— start —
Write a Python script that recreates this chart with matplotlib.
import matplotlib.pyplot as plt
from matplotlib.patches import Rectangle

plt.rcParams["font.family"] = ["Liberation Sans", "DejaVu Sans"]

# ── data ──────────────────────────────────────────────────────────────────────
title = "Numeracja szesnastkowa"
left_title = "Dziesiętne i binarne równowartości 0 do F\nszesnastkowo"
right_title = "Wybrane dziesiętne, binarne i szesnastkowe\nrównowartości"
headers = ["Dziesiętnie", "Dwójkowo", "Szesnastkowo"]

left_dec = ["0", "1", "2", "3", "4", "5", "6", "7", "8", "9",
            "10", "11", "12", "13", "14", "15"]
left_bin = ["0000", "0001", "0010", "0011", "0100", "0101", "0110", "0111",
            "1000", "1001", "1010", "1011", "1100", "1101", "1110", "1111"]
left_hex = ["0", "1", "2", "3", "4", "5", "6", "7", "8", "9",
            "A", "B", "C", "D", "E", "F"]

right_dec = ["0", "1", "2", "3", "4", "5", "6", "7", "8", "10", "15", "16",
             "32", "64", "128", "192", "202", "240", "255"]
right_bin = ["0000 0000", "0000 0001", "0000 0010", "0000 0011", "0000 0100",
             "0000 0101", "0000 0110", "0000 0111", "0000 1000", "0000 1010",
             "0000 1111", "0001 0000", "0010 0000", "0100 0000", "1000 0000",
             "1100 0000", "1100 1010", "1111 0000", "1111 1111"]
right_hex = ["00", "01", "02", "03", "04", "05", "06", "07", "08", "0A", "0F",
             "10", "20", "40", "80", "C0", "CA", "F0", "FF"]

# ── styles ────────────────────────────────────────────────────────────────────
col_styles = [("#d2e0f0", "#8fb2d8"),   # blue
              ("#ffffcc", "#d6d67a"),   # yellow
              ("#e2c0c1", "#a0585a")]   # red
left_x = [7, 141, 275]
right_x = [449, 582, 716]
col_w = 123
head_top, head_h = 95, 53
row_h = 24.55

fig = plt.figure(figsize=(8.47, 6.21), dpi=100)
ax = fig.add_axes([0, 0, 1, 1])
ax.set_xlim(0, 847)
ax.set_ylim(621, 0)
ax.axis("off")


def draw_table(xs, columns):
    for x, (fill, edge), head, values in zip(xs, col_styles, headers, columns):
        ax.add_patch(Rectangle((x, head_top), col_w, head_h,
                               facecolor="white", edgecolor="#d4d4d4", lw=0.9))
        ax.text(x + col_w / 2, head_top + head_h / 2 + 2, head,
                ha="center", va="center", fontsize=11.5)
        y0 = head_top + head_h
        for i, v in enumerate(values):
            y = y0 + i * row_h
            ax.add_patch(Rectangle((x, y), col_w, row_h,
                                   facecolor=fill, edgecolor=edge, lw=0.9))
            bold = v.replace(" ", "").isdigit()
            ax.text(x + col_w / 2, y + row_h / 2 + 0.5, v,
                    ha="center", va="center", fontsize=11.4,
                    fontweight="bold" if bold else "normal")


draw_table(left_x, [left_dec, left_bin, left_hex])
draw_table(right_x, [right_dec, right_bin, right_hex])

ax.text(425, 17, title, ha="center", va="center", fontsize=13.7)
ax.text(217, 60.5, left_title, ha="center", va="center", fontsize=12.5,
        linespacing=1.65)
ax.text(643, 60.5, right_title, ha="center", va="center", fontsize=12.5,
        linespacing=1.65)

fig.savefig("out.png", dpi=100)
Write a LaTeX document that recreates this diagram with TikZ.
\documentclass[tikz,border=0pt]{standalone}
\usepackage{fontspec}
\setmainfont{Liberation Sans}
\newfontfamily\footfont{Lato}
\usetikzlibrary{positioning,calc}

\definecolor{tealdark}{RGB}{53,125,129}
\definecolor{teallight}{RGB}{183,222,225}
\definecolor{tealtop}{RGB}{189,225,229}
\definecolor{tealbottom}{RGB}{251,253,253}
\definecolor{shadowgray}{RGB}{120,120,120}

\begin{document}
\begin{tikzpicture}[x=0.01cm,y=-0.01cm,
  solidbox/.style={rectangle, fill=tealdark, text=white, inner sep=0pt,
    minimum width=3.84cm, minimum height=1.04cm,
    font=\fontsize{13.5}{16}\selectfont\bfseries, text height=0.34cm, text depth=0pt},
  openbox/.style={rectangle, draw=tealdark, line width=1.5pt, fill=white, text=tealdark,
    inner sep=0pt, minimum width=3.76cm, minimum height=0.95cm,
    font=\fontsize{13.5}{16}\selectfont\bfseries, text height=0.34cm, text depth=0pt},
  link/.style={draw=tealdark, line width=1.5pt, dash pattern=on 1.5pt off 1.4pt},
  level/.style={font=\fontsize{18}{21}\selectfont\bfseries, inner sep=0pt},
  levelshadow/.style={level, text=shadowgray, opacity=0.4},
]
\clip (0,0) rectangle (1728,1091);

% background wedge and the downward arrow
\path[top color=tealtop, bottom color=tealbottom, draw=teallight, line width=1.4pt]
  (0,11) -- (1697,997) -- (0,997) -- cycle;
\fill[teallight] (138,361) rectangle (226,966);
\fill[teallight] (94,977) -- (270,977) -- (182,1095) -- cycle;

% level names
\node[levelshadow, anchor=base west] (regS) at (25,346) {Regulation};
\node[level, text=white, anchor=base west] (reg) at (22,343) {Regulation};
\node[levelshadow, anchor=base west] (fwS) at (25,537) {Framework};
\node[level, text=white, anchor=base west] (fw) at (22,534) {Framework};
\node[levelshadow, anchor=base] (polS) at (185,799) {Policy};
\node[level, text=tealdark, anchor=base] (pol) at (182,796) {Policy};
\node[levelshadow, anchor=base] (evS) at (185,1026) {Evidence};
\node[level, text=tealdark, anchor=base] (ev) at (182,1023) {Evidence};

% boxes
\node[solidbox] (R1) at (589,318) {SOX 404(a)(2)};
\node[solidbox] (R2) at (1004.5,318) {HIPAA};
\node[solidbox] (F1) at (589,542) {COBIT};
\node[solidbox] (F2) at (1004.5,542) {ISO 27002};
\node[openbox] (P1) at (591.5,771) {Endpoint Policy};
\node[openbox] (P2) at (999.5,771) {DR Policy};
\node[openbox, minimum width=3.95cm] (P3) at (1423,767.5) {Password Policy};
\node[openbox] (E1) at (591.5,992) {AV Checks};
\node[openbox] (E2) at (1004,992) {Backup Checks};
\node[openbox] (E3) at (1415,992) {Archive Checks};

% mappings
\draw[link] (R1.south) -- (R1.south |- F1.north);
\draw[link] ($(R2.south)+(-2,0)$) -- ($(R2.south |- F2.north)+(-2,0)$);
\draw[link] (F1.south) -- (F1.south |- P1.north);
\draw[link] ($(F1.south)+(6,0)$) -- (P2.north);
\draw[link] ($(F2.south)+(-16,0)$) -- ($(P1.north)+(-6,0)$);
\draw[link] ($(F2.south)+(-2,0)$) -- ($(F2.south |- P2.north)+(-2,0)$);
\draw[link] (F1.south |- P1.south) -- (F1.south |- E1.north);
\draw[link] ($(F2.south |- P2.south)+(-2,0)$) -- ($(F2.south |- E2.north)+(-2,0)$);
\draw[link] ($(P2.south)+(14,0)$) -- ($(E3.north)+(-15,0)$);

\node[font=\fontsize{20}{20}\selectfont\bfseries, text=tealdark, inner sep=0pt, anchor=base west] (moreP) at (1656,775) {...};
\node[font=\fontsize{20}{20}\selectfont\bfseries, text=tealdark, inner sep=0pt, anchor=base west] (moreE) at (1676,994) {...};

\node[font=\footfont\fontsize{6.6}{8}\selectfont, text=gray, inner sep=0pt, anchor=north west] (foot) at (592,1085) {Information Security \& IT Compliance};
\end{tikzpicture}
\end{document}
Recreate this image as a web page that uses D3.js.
— end —
Write the data from above out again, exactly.

Write a Python script that recreates this chart with matplotlib.
import matplotlib.pyplot as plt
from matplotlib.patches import Rectangle

plt.rcParams["font.family"] = ["Liberation Sans", "DejaVu Sans"]

# ── data ──────────────────────────────────────────────────────────────────────
title = "Numeracja szesnastkowa"
left_title = "Dziesiętne i binarne równowartości 0 do F\nszesnastkowo"
right_title = "Wybrane dziesiętne, binarne i szesnastkowe\nrównowartości"
headers = ["Dziesiętnie", "Dwójkowo", "Szesnastkowo"]

left_dec = ["0", "1", "2", "3", "4", "5", "6", "7", "8", "9",
            "10", "11", "12", "13", "14", "15"]
left_bin = ["0000", "0001", "0010", "0011", "0100", "0101", "0110", "0111",
            "1000", "1001", "1010", "1011", "1100", "1101", "1110", "1111"]
left_hex = ["0", "1", "2", "3", "4", "5", "6", "7", "8", "9",
            "A", "B", "C", "D", "E", "F"]

right_dec = ["0", "1", "2", "3", "4", "5", "6", "7", "8", "10", "15", "16",
             "32", "64", "128", "192", "202", "240", "255"]
right_bin = ["0000 0000", "0000 0001", "0000 0010", "0000 0011", "0000 0100",
             "0000 0101", "0000 0110", "0000 0111", "0000 1000", "0000 1010",
             "0000 1111", "0001 0000", "0010 0000", "0100 0000", "1000 0000",
             "1100 0000", "1100 1010", "1111 0000", "1111 1111"]
right_hex = ["00", "01", "02", "03", "04", "05", "06", "07", "08", "0A", "0F",
             "10", "20", "40", "80", "C0", "CA", "F0", "FF"]

# ── styles ────────────────────────────────────────────────────────────────────
col_styles = [("#d2e0f0", "#8fb2d8"),   # blue
              ("#ffffcc", "#d6d67a"),   # yellow
              ("#e2c0c1", "#a0585a")]   # red
left_x = [7, 141, 275]
right_x = [449, 582, 716]
col_w = 123
head_top, head_h = 95, 53
row_h = 24.55

fig = plt.figure(figsize=(8.47, 6.21), dpi=100)
ax = fig.add_axes([0, 0, 1, 1])
ax.set_xlim(0, 847)
ax.set_ylim(621, 0)
ax.axis("off")


def draw_table(xs, columns):
    for x, (fill, edge), head, values in zip(xs, col_styles, headers, columns):
        ax.add_patch(Rectangle((x, head_top), col_w, head_h,
                               facecolor="white", edgecolor="#d4d4d4", lw=0.9))
        ax.text(x + col_w / 2, head_top + head_h / 2 + 2, head,
                ha="center", va="center", fontsize=11.5)
        y0 = head_top + head_h
        for i, v in enumerate(values):
            y = y0 + i * row_h
            ax.add_patch(Rectangle((x, y), col_w, row_h,
                                   facecolor=fill, edgecolor=edge, lw=0.9))
            bold = v.replace(" ", "").isdigit()
            ax.text(x + col_w / 2, y + row_h / 2 + 0.5, v,
                    ha="center", va="center", fontsize=11.4,
                    fontweight="bold" if bold else "normal")


draw_table(left_x, [left_dec, left_bin, left_hex])
draw_table(right_x, [right_dec, right_bin, right_hex])

ax.text(425, 17, title, ha="center", va="center", fontsize=13.7)
ax.text(217, 60.5, left_title, ha="center", va="center", fontsize=12.5,
        linespacing=1.65)
ax.text(643, 60.5, right_title, ha="center", va="center", fontsize=12.5,
        linespacing=1.65)

fig.savefig("out.png", dpi=100)
Write a LaTeX document that recreates this diagram with TikZ.
\documentclass[tikz,border=0pt]{standalone}
\usepackage{fontspec}
\setmainfont{Liberation Sans}
\newfontfamily\footfont{Lato}
\usetikzlibrary{positioning,calc}

\definecolor{tealdark}{RGB}{53,125,129}
\definecolor{teallight}{RGB}{183,222,225}
\definecolor{tealtop}{RGB}{189,225,229}
\definecolor{tealbottom}{RGB}{251,253,253}
\definecolor{shadowgray}{RGB}{120,120,120}

\begin{document}
\begin{tikzpicture}[x=0.01cm,y=-0.01cm,
  solidbox/.style={rectangle, fill=tealdark, text=white, inner sep=0pt,
    minimum width=3.84cm, minimum height=1.04cm,
    font=\fontsize{13.5}{16}\selectfont\bfseries, text height=0.34cm, text depth=0pt},
  openbox/.style={rectangle, draw=tealdark, line width=1.5pt, fill=white, text=tealdark,
    inner sep=0pt, minimum width=3.76cm, minimum height=0.95cm,
    font=\fontsize{13.5}{16}\selectfont\bfseries, text height=0.34cm, text depth=0pt},
  link/.style={draw=tealdark, line width=1.5pt, dash pattern=on 1.5pt off 1.4pt},
  level/.style={font=\fontsize{18}{21}\selectfont\bfseries, inner sep=0pt},
  levelshadow/.style={level, text=shadowgray, opacity=0.4},
]
\clip (0,0) rectangle (1728,1091);

% background wedge and the downward arrow
\path[top color=tealtop, bottom color=tealbottom, draw=teallight, line width=1.4pt]
  (0,11) -- (1697,997) -- (0,997) -- cycle;
\fill[teallight] (138,361) rectangle (226,966);
\fill[teallight] (94,977) -- (270,977) -- (182,1095) -- cycle;

% level names
\node[levelshadow, anchor=base west] (regS) at (25,346) {Regulation};
\node[level, text=white, anchor=base west] (reg) at (22,343) {Regulation};
\node[levelshadow, anchor=base west] (fwS) at (25,537) {Framework};
\node[level, text=white, anchor=base west] (fw) at (22,534) {Framework};
\node[levelshadow, anchor=base] (polS) at (185,799) {Policy};
\node[level, text=tealdark, anchor=base] (pol) at (182,796) {Policy};
\node[levelshadow, anchor=base] (evS) at (185,1026) {Evidence};
\node[level, text=tealdark, anchor=base] (ev) at (182,1023) {Evidence};

% boxes
\node[solidbox] (R1) at (589,318) {SOX 404(a)(2)};
\node[solidbox] (R2) at (1004.5,318) {HIPAA};
\node[solidbox] (F1) at (589,542) {COBIT};
\node[solidbox] (F2) at (1004.5,542) {ISO 27002};
\node[openbox] (P1) at (591.5,771) {Endpoint Policy};
\node[openbox] (P2) at (999.5,771) {DR Policy};
\node[openbox, minimum width=3.95cm] (P3) at (1423,767.5) {Password Policy};
\node[openbox] (E1) at (591.5,992) {AV Checks};
\node[openbox] (E2) at (1004,992) {Backup Checks};
\node[openbox] (E3) at (1415,992) {Archive Checks};

% mappings
\draw[link] (R1.south) -- (R1.south |- F1.north);
\draw[link] ($(R2.south)+(-2,0)$) -- ($(R2.south |- F2.north)+(-2,0)$);
\draw[link] (F1.south) -- (F1.south |- P1.north);
\draw[link] ($(F1.south)+(6,0)$) -- (P2.north);
\draw[link] ($(F2.south)+(-16,0)$) -- ($(P1.north)+(-6,0)$);
\draw[link] ($(F2.south)+(-2,0)$) -- ($(F2.south |- P2.north)+(-2,0)$);
\draw[link] (F1.south |- P1.south) -- (F1.south |- E1.north);
\draw[link] ($(F2.south |- P2.south)+(-2,0)$) -- ($(F2.south |- E2.north)+(-2,0)$);
\draw[link] ($(P2.south)+(14,0)$) -- ($(E3.north)+(-15,0)$);

\node[font=\fontsize{20}{20}\selectfont\bfseries, text=tealdark, inner sep=0pt, anchor=base west] (moreP) at (1656,775) {...};
\node[font=\fontsize{20}{20}\selectfont\bfseries, text=tealdark, inner sep=0pt, anchor=base west] (moreE) at (1676,994) {...};

\node[font=\footfont\fontsize{6.6}{8}\selectfont, text=gray, inner sep=0pt, anchor=north west] (foot) at (592,1085) {Information Security \& IT Compliance};
\end{tikzpicture}
\end{document}
Recreate this image as a web page that uses D3.js.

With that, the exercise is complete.